• [Task prompt]: Output every line below exactly.
[START]
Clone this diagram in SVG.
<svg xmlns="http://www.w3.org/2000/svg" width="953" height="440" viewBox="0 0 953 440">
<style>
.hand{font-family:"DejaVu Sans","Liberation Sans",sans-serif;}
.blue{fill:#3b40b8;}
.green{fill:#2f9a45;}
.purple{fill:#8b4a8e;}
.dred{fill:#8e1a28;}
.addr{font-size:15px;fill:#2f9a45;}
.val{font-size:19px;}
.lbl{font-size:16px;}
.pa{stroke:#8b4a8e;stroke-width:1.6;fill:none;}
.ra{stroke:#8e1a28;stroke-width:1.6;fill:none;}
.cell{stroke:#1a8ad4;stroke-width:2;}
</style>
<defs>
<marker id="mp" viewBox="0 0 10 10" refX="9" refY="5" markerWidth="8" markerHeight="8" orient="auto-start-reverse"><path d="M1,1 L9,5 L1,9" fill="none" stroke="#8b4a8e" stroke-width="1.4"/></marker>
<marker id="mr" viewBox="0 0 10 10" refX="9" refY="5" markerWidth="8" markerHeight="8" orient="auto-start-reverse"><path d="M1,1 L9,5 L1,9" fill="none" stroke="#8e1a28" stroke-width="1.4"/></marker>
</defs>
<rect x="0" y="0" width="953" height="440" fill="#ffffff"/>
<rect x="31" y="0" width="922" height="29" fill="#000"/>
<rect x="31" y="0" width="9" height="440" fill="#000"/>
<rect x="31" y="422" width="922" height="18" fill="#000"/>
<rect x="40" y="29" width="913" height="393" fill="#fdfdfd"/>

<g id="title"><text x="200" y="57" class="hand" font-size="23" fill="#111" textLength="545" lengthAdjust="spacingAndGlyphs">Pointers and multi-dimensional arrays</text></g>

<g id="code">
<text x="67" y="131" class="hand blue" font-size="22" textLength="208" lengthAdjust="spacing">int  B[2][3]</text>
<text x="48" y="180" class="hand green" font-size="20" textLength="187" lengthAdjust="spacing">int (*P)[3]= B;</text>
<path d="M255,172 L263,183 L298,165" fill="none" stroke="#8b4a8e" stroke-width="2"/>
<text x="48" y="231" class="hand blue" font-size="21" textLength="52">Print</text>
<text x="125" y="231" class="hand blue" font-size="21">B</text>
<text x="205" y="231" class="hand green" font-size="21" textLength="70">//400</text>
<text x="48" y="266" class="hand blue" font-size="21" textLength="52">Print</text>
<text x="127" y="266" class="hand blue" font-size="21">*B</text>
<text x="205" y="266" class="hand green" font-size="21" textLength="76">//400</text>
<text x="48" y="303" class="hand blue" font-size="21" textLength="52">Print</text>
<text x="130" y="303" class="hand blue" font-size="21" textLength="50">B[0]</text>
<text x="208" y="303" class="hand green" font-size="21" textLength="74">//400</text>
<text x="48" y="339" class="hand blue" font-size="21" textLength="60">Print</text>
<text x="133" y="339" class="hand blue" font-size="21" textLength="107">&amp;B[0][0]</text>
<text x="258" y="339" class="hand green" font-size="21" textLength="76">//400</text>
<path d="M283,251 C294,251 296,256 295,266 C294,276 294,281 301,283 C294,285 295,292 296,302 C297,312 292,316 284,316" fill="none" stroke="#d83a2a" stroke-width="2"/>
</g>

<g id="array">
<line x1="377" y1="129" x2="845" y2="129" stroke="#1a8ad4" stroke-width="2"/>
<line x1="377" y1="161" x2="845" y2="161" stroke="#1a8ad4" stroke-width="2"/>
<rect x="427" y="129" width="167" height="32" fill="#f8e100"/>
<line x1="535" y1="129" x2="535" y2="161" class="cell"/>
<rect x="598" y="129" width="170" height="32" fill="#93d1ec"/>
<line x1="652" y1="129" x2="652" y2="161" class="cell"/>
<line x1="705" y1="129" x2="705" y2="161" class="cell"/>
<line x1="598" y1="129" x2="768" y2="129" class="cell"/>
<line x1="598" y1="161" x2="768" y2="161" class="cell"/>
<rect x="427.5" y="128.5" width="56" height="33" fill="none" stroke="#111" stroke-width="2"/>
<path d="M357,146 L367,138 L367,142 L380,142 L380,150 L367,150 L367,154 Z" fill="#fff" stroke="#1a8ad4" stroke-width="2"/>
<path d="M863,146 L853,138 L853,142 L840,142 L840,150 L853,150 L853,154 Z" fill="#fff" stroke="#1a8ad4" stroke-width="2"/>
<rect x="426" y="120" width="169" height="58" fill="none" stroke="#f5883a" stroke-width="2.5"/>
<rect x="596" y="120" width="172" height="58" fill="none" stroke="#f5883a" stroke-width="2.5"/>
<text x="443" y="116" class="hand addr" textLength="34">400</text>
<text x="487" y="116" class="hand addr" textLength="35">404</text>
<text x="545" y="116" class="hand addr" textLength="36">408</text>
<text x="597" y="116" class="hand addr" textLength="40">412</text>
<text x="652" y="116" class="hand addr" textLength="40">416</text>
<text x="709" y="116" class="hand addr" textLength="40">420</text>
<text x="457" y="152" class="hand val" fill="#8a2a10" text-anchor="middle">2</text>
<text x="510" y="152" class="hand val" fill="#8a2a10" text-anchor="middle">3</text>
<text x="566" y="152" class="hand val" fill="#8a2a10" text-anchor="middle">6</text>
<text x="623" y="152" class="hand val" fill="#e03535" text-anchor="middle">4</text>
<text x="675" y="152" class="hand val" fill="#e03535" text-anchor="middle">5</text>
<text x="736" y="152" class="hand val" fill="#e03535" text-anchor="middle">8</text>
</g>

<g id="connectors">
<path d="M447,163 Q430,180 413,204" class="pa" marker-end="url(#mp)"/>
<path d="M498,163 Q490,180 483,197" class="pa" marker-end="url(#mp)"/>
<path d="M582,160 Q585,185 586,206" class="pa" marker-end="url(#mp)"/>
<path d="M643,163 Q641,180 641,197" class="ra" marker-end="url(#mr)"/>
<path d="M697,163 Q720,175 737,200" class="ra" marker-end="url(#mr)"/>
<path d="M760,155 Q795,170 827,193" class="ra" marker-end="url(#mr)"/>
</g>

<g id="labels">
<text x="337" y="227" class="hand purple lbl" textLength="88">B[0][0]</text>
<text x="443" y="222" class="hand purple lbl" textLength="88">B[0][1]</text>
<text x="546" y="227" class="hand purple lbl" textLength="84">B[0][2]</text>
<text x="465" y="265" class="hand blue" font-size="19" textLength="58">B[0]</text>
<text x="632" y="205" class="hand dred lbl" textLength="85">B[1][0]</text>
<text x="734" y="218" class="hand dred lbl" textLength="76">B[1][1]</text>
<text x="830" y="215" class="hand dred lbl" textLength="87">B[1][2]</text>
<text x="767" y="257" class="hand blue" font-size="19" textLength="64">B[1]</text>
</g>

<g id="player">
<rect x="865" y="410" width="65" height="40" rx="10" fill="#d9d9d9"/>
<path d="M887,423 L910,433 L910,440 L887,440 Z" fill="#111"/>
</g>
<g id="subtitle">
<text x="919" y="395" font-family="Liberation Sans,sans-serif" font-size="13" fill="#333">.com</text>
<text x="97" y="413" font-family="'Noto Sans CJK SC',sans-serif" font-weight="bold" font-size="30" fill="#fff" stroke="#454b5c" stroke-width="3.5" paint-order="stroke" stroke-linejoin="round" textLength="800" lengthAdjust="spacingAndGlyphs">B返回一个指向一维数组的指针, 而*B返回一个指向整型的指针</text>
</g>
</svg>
[END]
• [Correct result]:
Clone this diagram in SVG.
<svg xmlns="http://www.w3.org/2000/svg" width="953" height="440" viewBox="0 0 953 440">
<style>
.hand{font-family:"DejaVu Sans","Liberation Sans",sans-serif;}
.blue{fill:#3b40b8;}
.green{fill:#2f9a45;}
.purple{fill:#8b4a8e;}
.dred{fill:#8e1a28;}
.addr{font-size:15px;fill:#2f9a45;}
.val{font-size:19px;}
.lbl{font-size:16px;}
.pa{stroke:#8b4a8e;stroke-width:1.6;fill:none;}
.ra{stroke:#8e1a28;stroke-width:1.6;fill:none;}
.cell{stroke:#1a8ad4;stroke-width:2;}
</style>
<defs>
<marker id="mp" viewBox="0 0 10 10" refX="9" refY="5" markerWidth="8" markerHeight="8" orient="auto-start-reverse"><path d="M1,1 L9,5 L1,9" fill="none" stroke="#8b4a8e" stroke-width="1.4"/></marker>
<marker id="mr" viewBox="0 0 10 10" refX="9" refY="5" markerWidth="8" markerHeight="8" orient="auto-start-reverse"><path d="M1,1 L9,5 L1,9" fill="none" stroke="#8e1a28" stroke-width="1.4"/></marker>
</defs>
<rect x="0" y="0" width="953" height="440" fill="#ffffff"/>
<rect x="31" y="0" width="922" height="29" fill="#000"/>
<rect x="31" y="0" width="9" height="440" fill="#000"/>
<rect x="31" y="422" width="922" height="18" fill="#000"/>
<rect x="40" y="29" width="913" height="393" fill="#fdfdfd"/>

<g id="title"><text x="200" y="57" class="hand" font-size="23" fill="#111" textLength="545" lengthAdjust="spacingAndGlyphs">Pointers and multi-dimensional arrays</text></g>

<g id="code">
<text x="67" y="131" class="hand blue" font-size="22" textLength="208" lengthAdjust="spacing">int  B[2][3]</text>
<text x="48" y="180" class="hand green" font-size="20" textLength="187" lengthAdjust="spacing">int (*P)[3]= B;</text>
<path d="M255,172 L263,183 L298,165" fill="none" stroke="#8b4a8e" stroke-width="2"/>
<text x="48" y="231" class="hand blue" font-size="21" textLength="52">Print</text>
<text x="125" y="231" class="hand blue" font-size="21">B</text>
<text x="205" y="231" class="hand green" font-size="21" textLength="70">//400</text>
<text x="48" y="266" class="hand blue" font-size="21" textLength="52">Print</text>
<text x="127" y="266" class="hand blue" font-size="21">*B</text>
<text x="205" y="266" class="hand green" font-size="21" textLength="76">//400</text>
<text x="48" y="303" class="hand blue" font-size="21" textLength="52">Print</text>
<text x="130" y="303" class="hand blue" font-size="21" textLength="50">B[0]</text>
<text x="208" y="303" class="hand green" font-size="21" textLength="74">//400</text>
<text x="48" y="339" class="hand blue" font-size="21" textLength="60">Print</text>
<text x="133" y="339" class="hand blue" font-size="21" textLength="107">&amp;B[0][0]</text>
<text x="258" y="339" class="hand green" font-size="21" textLength="76">//400</text>
<path d="M283,251 C294,251 296,256 295,266 C294,276 294,281 301,283 C294,285 295,292 296,302 C297,312 292,316 284,316" fill="none" stroke="#d83a2a" stroke-width="2"/>
</g>

<g id="array">
<line x1="377" y1="129" x2="845" y2="129" stroke="#1a8ad4" stroke-width="2"/>
<line x1="377" y1="161" x2="845" y2="161" stroke="#1a8ad4" stroke-width="2"/>
<rect x="427" y="129" width="167" height="32" fill="#f8e100"/>
<line x1="535" y1="129" x2="535" y2="161" class="cell"/>
<rect x="598" y="129" width="170" height="32" fill="#93d1ec"/>
<line x1="652" y1="129" x2="652" y2="161" class="cell"/>
<line x1="705" y1="129" x2="705" y2="161" class="cell"/>
<line x1="598" y1="129" x2="768" y2="129" class="cell"/>
<line x1="598" y1="161" x2="768" y2="161" class="cell"/>
<rect x="427.5" y="128.5" width="56" height="33" fill="none" stroke="#111" stroke-width="2"/>
<path d="M357,146 L367,138 L367,142 L380,142 L380,150 L367,150 L367,154 Z" fill="#fff" stroke="#1a8ad4" stroke-width="2"/>
<path d="M863,146 L853,138 L853,142 L840,142 L840,150 L853,150 L853,154 Z" fill="#fff" stroke="#1a8ad4" stroke-width="2"/>
<rect x="426" y="120" width="169" height="58" fill="none" stroke="#f5883a" stroke-width="2.5"/>
<rect x="596" y="120" width="172" height="58" fill="none" stroke="#f5883a" stroke-width="2.5"/>
<text x="443" y="116" class="hand addr" textLength="34">400</text>
<text x="487" y="116" class="hand addr" textLength="35">404</text>
<text x="545" y="116" class="hand addr" textLength="36">408</text>
<text x="597" y="116" class="hand addr" textLength="40">412</text>
<text x="652" y="116" class="hand addr" textLength="40">416</text>
<text x="709" y="116" class="hand addr" textLength="40">420</text>
<text x="457" y="152" class="hand val" fill="#8a2a10" text-anchor="middle">2</text>
<text x="510" y="152" class="hand val" fill="#8a2a10" text-anchor="middle">3</text>
<text x="566" y="152" class="hand val" fill="#8a2a10" text-anchor="middle">6</text>
<text x="623" y="152" class="hand val" fill="#e03535" text-anchor="middle">4</text>
<text x="675" y="152" class="hand val" fill="#e03535" text-anchor="middle">5</text>
<text x="736" y="152" class="hand val" fill="#e03535" text-anchor="middle">8</text>
</g>

<g id="connectors">
<path d="M447,163 Q430,180 413,204" class="pa" marker-end="url(#mp)"/>
<path d="M498,163 Q490,180 483,197" class="pa" marker-end="url(#mp)"/>
<path d="M582,160 Q585,185 586,206" class="pa" marker-end="url(#mp)"/>
<path d="M643,163 Q641,180 641,197" class="ra" marker-end="url(#mr)"/>
<path d="M697,163 Q720,175 737,200" class="ra" marker-end="url(#mr)"/>
<path d="M760,155 Q795,170 827,193" class="ra" marker-end="url(#mr)"/>
</g>

<g id="labels">
<text x="337" y="227" class="hand purple lbl" textLength="88">B[0][0]</text>
<text x="443" y="222" class="hand purple lbl" textLength="88">B[0][1]</text>
<text x="546" y="227" class="hand purple lbl" textLength="84">B[0][2]</text>
<text x="465" y="265" class="hand blue" font-size="19" textLength="58">B[0]</text>
<text x="632" y="205" class="hand dred lbl" textLength="85">B[1][0]</text>
<text x="734" y="218" class="hand dred lbl" textLength="76">B[1][1]</text>
<text x="830" y="215" class="hand dred lbl" textLength="87">B[1][2]</text>
<text x="767" y="257" class="hand blue" font-size="19" textLength="64">B[1]</text>
</g>

<g id="player">
<rect x="865" y="410" width="65" height="40" rx="10" fill="#d9d9d9"/>
<path d="M887,423 L910,433 L910,440 L887,440 Z" fill="#111"/>
</g>
<g id="subtitle">
<text x="919" y="395" font-family="Liberation Sans,sans-serif" font-size="13" fill="#333">.com</text>
<text x="97" y="413" font-family="'Noto Sans CJK SC',sans-serif" font-weight="bold" font-size="30" fill="#fff" stroke="#454b5c" stroke-width="3.5" paint-order="stroke" stroke-linejoin="round" textLength="800" lengthAdjust="spacingAndGlyphs">B返回一个指向一维数组的指针, 而*B返回一个指向整型的指针</text>
</g>
</svg>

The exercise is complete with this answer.